WHAT TO WORK ON: Extract only the lines running from the top of the entries to the line that holds "var myChart = echarts.init(document.getElementById('main'));". Include that line and omit the pictures.

──────────

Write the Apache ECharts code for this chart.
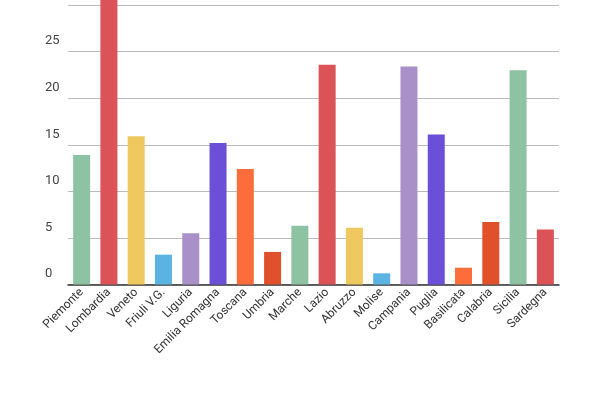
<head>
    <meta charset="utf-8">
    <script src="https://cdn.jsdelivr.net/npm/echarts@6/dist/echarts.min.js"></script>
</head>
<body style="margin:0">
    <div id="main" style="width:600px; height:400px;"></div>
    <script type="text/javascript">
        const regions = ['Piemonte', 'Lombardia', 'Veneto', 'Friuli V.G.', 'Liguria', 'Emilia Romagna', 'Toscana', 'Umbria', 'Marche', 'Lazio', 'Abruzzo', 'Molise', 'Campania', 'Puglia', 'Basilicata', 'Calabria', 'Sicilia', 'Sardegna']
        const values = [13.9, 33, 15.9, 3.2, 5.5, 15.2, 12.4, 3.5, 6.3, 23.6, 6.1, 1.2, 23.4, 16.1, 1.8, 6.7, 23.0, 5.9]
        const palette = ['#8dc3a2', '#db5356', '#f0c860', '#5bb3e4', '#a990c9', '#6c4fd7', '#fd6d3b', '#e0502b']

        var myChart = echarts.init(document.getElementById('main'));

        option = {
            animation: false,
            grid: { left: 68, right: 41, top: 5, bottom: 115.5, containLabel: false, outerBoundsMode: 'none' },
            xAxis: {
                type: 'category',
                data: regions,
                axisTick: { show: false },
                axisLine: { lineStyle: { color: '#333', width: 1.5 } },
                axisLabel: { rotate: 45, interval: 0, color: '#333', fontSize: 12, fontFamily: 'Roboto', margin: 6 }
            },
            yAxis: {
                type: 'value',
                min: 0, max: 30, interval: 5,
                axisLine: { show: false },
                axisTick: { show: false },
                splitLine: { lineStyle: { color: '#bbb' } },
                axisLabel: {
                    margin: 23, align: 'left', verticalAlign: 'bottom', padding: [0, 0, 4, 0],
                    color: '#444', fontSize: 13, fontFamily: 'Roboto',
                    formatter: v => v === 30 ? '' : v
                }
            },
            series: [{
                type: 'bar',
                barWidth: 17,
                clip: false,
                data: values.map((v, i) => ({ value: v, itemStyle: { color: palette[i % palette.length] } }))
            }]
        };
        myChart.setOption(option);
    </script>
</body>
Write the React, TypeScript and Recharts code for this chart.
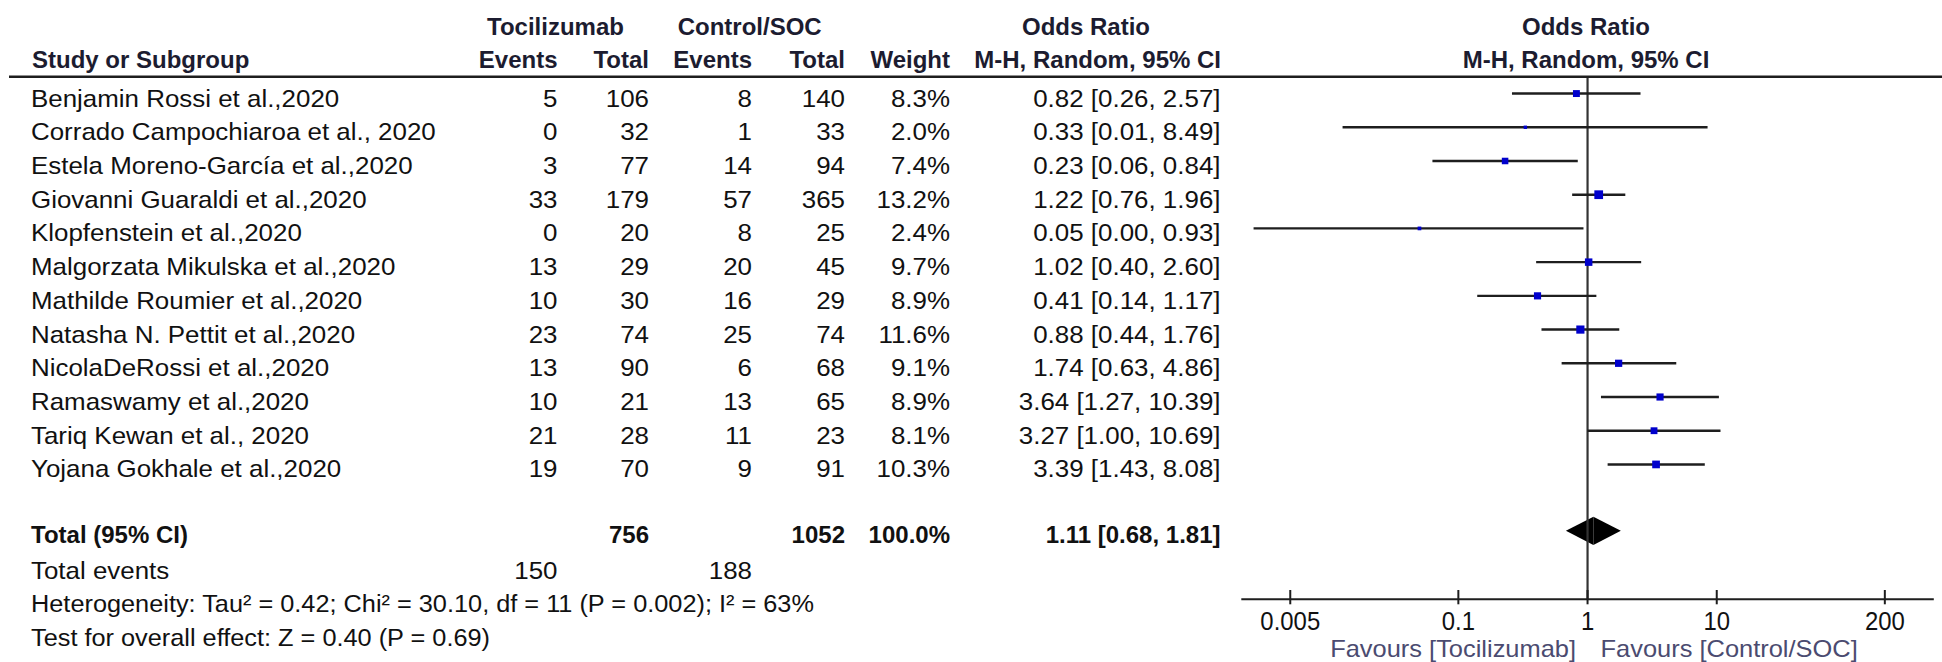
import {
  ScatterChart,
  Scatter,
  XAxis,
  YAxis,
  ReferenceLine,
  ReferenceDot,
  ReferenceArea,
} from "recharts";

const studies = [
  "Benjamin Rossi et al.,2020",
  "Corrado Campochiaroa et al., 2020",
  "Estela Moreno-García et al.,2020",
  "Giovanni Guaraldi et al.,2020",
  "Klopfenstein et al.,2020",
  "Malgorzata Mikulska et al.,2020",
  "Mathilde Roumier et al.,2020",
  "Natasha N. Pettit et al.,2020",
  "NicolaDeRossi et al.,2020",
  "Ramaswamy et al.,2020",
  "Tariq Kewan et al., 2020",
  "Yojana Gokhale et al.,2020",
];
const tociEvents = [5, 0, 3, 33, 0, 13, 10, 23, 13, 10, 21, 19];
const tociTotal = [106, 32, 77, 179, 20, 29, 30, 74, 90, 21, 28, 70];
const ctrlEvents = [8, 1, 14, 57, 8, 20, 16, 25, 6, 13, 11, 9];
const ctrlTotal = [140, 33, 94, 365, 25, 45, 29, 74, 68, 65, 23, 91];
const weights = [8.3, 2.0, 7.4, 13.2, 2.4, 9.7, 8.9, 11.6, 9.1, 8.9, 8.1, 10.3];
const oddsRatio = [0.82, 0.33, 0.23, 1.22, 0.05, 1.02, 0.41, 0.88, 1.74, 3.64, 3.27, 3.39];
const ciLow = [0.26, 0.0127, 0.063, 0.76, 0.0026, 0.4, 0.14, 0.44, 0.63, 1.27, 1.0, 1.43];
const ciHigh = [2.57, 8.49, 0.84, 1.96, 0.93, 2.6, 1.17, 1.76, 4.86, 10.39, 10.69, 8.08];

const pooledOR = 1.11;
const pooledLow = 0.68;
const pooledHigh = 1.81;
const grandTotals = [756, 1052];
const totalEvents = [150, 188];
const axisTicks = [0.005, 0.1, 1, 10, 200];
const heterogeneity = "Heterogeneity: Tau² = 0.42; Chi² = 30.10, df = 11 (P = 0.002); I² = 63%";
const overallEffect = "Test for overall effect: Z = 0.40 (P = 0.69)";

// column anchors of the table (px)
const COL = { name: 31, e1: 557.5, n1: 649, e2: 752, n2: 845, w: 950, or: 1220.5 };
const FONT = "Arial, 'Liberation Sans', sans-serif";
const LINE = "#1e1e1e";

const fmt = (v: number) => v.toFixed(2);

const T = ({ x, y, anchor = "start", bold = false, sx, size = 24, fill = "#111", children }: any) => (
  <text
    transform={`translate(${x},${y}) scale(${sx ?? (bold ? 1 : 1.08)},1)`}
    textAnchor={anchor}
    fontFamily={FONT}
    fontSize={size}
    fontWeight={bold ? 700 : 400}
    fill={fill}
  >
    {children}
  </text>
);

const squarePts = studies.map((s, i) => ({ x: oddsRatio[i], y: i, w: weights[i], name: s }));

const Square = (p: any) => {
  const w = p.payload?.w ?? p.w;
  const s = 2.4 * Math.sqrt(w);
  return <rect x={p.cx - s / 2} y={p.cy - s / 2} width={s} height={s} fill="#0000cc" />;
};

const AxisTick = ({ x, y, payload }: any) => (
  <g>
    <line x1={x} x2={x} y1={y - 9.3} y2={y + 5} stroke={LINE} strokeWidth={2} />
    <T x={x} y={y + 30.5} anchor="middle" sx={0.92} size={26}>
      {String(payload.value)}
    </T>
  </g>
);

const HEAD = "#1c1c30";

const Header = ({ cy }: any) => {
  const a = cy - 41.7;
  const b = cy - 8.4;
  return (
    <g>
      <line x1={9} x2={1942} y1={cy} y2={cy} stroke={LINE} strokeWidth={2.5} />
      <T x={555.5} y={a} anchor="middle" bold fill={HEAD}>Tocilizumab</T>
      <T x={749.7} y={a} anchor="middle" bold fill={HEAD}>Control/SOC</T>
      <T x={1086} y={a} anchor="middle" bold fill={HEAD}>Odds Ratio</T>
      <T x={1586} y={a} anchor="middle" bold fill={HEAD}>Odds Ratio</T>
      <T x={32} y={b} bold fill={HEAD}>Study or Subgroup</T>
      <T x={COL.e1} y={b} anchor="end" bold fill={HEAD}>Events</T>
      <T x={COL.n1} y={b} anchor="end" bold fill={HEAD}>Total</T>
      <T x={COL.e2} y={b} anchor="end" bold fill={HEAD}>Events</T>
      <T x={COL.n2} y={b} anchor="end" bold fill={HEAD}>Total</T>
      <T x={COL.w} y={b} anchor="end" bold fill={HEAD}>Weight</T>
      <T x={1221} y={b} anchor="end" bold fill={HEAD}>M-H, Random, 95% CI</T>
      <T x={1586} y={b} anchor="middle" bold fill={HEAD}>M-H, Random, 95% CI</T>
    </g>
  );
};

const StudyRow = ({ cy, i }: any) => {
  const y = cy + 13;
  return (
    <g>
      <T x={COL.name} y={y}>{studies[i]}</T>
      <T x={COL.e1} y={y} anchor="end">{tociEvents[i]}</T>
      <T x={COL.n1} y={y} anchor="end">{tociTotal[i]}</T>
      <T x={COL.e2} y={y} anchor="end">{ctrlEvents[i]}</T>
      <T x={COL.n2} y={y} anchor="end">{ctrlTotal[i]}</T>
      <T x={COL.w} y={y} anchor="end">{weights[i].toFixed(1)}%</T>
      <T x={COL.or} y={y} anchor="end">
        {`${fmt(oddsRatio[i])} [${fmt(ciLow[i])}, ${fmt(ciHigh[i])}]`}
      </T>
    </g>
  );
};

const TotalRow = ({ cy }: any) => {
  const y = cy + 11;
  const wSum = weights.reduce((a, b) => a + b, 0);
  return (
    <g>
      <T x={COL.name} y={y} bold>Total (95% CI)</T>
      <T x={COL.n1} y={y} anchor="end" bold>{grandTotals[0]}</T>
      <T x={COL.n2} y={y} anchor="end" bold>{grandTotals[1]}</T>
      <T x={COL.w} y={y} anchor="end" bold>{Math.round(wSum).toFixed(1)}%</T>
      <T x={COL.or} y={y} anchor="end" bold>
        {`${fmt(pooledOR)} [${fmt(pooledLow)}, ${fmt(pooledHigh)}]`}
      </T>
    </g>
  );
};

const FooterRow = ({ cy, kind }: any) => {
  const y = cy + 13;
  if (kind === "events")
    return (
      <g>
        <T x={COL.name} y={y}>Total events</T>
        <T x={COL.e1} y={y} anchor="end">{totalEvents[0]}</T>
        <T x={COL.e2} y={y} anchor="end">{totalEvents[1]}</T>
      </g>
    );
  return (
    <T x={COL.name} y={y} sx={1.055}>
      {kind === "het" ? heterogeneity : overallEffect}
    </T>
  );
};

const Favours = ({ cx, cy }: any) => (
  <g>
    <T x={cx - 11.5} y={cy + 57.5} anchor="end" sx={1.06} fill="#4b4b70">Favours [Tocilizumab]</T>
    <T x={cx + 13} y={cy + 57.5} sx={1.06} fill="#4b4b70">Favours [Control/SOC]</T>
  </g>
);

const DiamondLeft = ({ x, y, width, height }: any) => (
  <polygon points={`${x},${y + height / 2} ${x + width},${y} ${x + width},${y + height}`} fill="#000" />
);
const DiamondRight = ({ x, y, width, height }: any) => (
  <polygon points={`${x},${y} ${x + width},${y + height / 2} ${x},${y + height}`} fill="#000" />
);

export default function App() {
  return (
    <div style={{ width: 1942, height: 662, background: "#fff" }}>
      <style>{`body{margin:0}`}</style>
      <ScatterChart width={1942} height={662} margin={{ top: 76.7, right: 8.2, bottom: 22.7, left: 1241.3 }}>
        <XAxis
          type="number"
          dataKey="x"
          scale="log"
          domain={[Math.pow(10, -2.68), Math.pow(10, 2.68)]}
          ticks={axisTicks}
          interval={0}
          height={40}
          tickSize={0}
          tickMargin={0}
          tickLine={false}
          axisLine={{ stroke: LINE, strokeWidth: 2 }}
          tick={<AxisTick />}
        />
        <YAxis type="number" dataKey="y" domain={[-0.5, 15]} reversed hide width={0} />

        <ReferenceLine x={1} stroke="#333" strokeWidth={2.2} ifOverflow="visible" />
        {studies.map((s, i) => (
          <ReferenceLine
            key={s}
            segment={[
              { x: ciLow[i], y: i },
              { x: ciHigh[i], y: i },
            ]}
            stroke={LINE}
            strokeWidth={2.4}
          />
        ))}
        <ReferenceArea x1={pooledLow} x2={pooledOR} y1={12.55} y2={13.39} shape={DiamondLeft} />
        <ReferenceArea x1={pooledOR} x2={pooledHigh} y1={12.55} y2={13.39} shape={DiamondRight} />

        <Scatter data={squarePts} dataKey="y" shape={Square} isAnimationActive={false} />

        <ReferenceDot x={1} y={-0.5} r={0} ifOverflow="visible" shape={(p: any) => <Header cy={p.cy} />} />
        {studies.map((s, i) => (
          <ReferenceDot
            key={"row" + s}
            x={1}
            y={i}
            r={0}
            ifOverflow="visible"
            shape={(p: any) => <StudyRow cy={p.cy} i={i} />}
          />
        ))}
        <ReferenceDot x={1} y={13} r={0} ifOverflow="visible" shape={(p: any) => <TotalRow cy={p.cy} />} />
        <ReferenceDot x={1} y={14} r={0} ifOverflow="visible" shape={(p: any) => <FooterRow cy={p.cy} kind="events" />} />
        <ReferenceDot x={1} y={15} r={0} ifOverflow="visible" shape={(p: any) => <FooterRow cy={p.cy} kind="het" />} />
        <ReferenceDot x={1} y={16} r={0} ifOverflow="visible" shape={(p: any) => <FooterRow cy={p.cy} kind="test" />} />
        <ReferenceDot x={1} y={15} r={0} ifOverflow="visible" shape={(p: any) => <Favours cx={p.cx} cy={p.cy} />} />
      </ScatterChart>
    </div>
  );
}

──────────

TASK RESPONSE:
Write the Apache ECharts code for this chart.
<head>
    <meta charset="utf-8">
    <script src="https://cdn.jsdelivr.net/npm/echarts@6/dist/echarts.min.js"></script>
</head>
<body style="margin:0">
    <div id="main" style="width:600px; height:400px;"></div>
    <script type="text/javascript">
        const regions = ['Piemonte', 'Lombardia', 'Veneto', 'Friuli V.G.', 'Liguria', 'Emilia Romagna', 'Toscana', 'Umbria', 'Marche', 'Lazio', 'Abruzzo', 'Molise', 'Campania', 'Puglia', 'Basilicata', 'Calabria', 'Sicilia', 'Sardegna']
        const values = [13.9, 33, 15.9, 3.2, 5.5, 15.2, 12.4, 3.5, 6.3, 23.6, 6.1, 1.2, 23.4, 16.1, 1.8, 6.7, 23.0, 5.9]
        const palette = ['#8dc3a2', '#db5356', '#f0c860', '#5bb3e4', '#a990c9', '#6c4fd7', '#fd6d3b', '#e0502b']

        var myChart = echarts.init(document.getElementById('main'));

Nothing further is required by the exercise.